With the visible return of open struggle to South Africa, Black Consciousness was confronted with the choice of either shattering its entire petrified organisational edifice or of denying that this organisational edifice was both an edifice and was petrified. Faced with the amazing capacity of the masses for spontaneous organisation the BCM chose the alternative of presenting the movement in the streets as though it was simply an adjunct to the Black Consciousness Movement, with a capital “M” for movement. The distinction between BCM leaders and the masses—a distinction made in practice by the BCM leaders—was concealed by pretending that everyone who acted intelligently in struggle was an honorary leader of a “movement” which had been left behind.

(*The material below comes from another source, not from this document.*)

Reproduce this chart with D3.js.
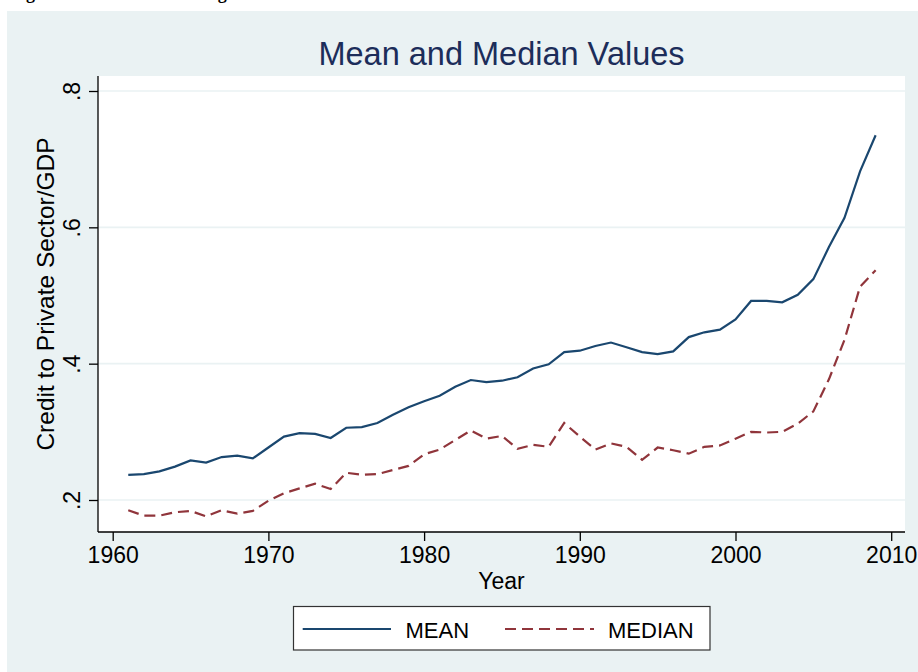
<!DOCTYPE html>
<html>
<head>
<meta charset="utf-8">
<script src="https://cdn.jsdelivr.net/npm/d3@7"></script>
<style>
  body { margin: 0; background: #ffffff; }
  #chart_id { width: 918px; height: 672px; }
  text { font-family: "Liberation Sans", Arial, sans-serif; }
</style>
</head>
<body>
<div id="chart_id"></div>
<script>
// data
var years = [1961, 1962, 1963, 1964, 1965, 1966, 1967, 1968, 1969, 1970,
             1971, 1972, 1973, 1974, 1975, 1976, 1977, 1978, 1979, 1980,
             1981, 1982, 1983, 1984, 1985, 1986, 1987, 1988, 1989, 1990,
             1991, 1992, 1993, 1994, 1995, 1996, 1997, 1998, 1999, 2000,
             2001, 2002, 2003, 2004, 2005, 2006, 2007, 2008, 2009];
var meanValues = [0.237, 0.238, 0.242, 0.249, 0.258, 0.255, 0.263, 0.265, 0.261, 0.277,
                  0.293, 0.298, 0.297, 0.291, 0.306, 0.307, 0.313, 0.325, 0.336, 0.345,
                  0.353, 0.366, 0.376, 0.373, 0.375, 0.380, 0.393, 0.399, 0.417, 0.419,
                  0.426, 0.431, 0.424, 0.417, 0.414, 0.418, 0.439, 0.446, 0.450, 0.465,
                  0.492, 0.492, 0.490, 0.501, 0.524, 0.571, 0.614, 0.682, 0.735];
var medianValues = [0.185, 0.177, 0.177, 0.182, 0.184, 0.176, 0.185, 0.180, 0.184, 0.199,
                    0.210, 0.217, 0.224, 0.216, 0.240, 0.237, 0.238, 0.244, 0.250, 0.267,
                    0.274, 0.288, 0.302, 0.290, 0.294, 0.275, 0.281, 0.278, 0.313, 0.293,
                    0.274, 0.283, 0.278, 0.259, 0.277, 0.273, 0.268, 0.278, 0.280, 0.290,
                    0.300, 0.299, 0.300, 0.312, 0.330, 0.377, 0.435, 0.513, 0.537];
var xTicks = [1960, 1970, 1980, 1990, 2000, 2010];
var yTicks = [0.2, 0.4, 0.6, 0.8];
var yTickLabels = [".2", ".4", ".6", ".8"];
var seriesNames = ["MEAN", "MEDIAN"];

var width = 918, height = 672;
var plot = { left: 98, right: 905, top: 76, bottom: 532 };

var svg = d3.select("#chart_id").append("svg")
    .attr("width", width).attr("height", height)

// caption line of the page, cut off at the top edge
svg.append("text")
    .attr("x", 10).attr("y", -1)
    .style("font-family", "'Liberation Serif', 'Times New Roman', serif")
    .style("font-weight", "bold")
    .style("font-size", "18px")
    .attr("fill", "#000")
    .text("Figure 1: Trends in Banking")

// graph region background (stata style)
svg.append("rect")
    .attr("x", 7).attr("y", 11)
    .attr("width", width - 7).attr("height", height - 11)
    .attr("fill", "#eaf2f3")

// plot region
svg.append("rect")
    .attr("x", plot.left).attr("y", plot.top)
    .attr("width", plot.right - plot.left).attr("height", plot.bottom - plot.top)
    .attr("fill", "#ffffff")

var x = d3.scaleLinear().domain([1960, 2010]).range([112.7, 891.2]);
var y = d3.scaleLinear().domain([0.2, 0.8]).range([500, 91]);

// grid lines
svg.append("g").selectAll("line")
    .data(yTicks)
    .enter()
    .append("line")
    .attr("x1", plot.left).attr("x2", plot.right)
    .attr("y1", function(d) { return y(d); })
    .attr("y2", function(d) { return y(d); })
    .style("stroke", "#eaf2f3")
    .style("stroke-width", "1.6px")

// title
svg.append("text")
    .attr("x", (plot.left + plot.right) / 2).attr("y", 65)
    .attr("text-anchor", "middle")
    .style("font-size", "32.5px")
    .attr("fill", "#1c2d5a")
    .text("Mean and Median Values")

// y axis
var yAxis = svg.append("g")
    .attr("transform", "translate(" + plot.left + ",0)")
    .call(d3.axisLeft(y).tickValues(yTicks)
        .tickFormat(function(d, i) { return yTickLabels[i]; })
        .tickSize(9).tickPadding(0))
yAxis.select(".domain").attr("d", "M0," + plot.top + "V" + plot.bottom)
    .style("stroke", "#000").style("stroke-width", "1.3px")
yAxis.selectAll(".tick line").style("stroke", "#000").style("stroke-width", "1.3px")
yAxis.selectAll(".tick text")
    .attr("x", 0).attr("dy", 0)
    .attr("transform", "translate(-18,0) rotate(-90)")
    .attr("text-anchor", "middle")
    .style("font-size", "23px")
    .style("font-family", "'Liberation Sans', Arial, sans-serif")
    .attr("fill", "#000")

// x axis
var xAxis = svg.append("g")
    .attr("transform", "translate(0," + plot.bottom + ")")
    .call(d3.axisBottom(x).tickValues(xTicks).tickFormat(d3.format("d"))
        .tickSize(9).tickPadding(6))
xAxis.select(".domain").attr("d", "M" + plot.left + ",0H" + plot.right)
    .style("stroke", "#000").style("stroke-width", "1.3px")
xAxis.selectAll(".tick line").style("stroke", "#000").style("stroke-width", "1.3px")
xAxis.selectAll(".tick text")
    .style("font-size", "23px")
    .style("font-family", "'Liberation Sans', Arial, sans-serif")
    .attr("fill", "#000")

// axis titles
svg.append("text")
    .attr("x", (plot.left + plot.right) / 2).attr("y", 589)
    .attr("text-anchor", "middle")
    .style("font-size", "23px")
    .attr("fill", "#000")
    .text("Year")

svg.append("text")
    .attr("transform", "translate(54," + 294 + ") rotate(-90)")
    .attr("text-anchor", "middle")
    .style("font-size", "24.5px")
    .attr("fill", "#000")
    .text("Credit to Private Sector/GDP")

// lines
var line = d3.line()
    .x(function(d) { return x(d[0]); })
    .y(function(d) { return y(d[1]); });

var colors = ["#1a476f", "#90353b"];
var dashes = [null, "11,6"];
var seriesValues = [meanValues, medianValues];

seriesValues.forEach(function(vals, k) {
    svg.append("path")
        .datum(years.map(function(yr, i) { return [yr, vals[i]]; }))
        .attr("d", line)
        .style("fill", "none")
        .style("stroke", colors[k])
        .style("stroke-width", "2.2px")
        .style("stroke-dasharray", dashes[k])
})

// legend
svg.append("rect")
    .attr("x", 293.5).attr("y", 606.5)
    .attr("width", 416.5).attr("height", 43.5)
    .attr("fill", "#fff")
    .style("stroke", "#333")
    .style("stroke-width", "1.2px")

var legendItems = [
    { sx: 302.7, ex: 391, tx: 405.5 },
    { sx: 505, ex: 594, tx: 608 }
];
legendItems.forEach(function(it, k) {
    svg.append("line")
        .attr("x1", it.sx).attr("x2", it.ex)
        .attr("y1", 629).attr("y2", 629)
        .style("stroke", colors[k])
        .style("stroke-width", "2.2px")
        .style("stroke-dasharray", dashes[k])
    svg.append("text")
        .attr("x", it.tx).attr("y", 637.5)
        .style("font-size", "22px")
        .attr("fill", "#000")
        .text(seriesNames[k])
})
</script>
</body>
</html>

The real history made by the masses was hierarchically accorded a substitute history — the history of mass support for the BCM; and it was this substitute history that the partisans of BCM proclaimed as the black proletariat’s essence and truth. “Mass support,” the BCM’s own corrective to hierarchical leadership, in fact became a rubric by which the really hierarchical leaders of the BCM affirmed their success and their authority in just about everything. This “success” and “authority” became an abstract standard for measuring all struggle.

Thus the Black Consciousness Movement found a refuge in the myth of its power, which was inversely proportional to its practical effectiveness. The further it became separated from practical contestation, the more important the myth became. The BCM never claimed to be a monolithic organisation; in actuality it was premised on the fact that it was not a monolithic organisation. The myth that Black Consciousness incorporated the activity of every rebellious black South African was exactly what became the semantic substitute for the monolithic organisation toward which the BCM logically tended, but whose inevitable symptoms of stultification the BCM leadership was sophisticated enough to want to avoid for as long as possible.

In mid-1979, however, the tireless bureaucratic work-mules in various BCM bureaucracies, realising that the ideology of mass support could no longer suffice now that the organisations were banned in South Africa and visibly decaying in exile, steered the BCM to its logical conclusion. The reality of organisation as a substitute for real struggle could no longer be diffused, and instead was affirmed openly. The BCM was made into an official liberation movement, with headquarters in Gaberones, and chapters in London, Bonn and New York. And the ideological raison d’etre for its existence? To mediate, but not in a traditional leninist style, but rather in the wishy-washy fashion of a UN peace-keeping force. To mediate not between theory and practice, or between the masses and power, but to mediate between the ANC and the PAC. From the sublime to the most absolute form of cretinism! All the worms have crawled out of the corpse. The BCM’s official proclamation as an organisation spells out unfailingly that in its true colours as ideology and hierarchy, it is an enemy of real black proletarian struggle in South Africa.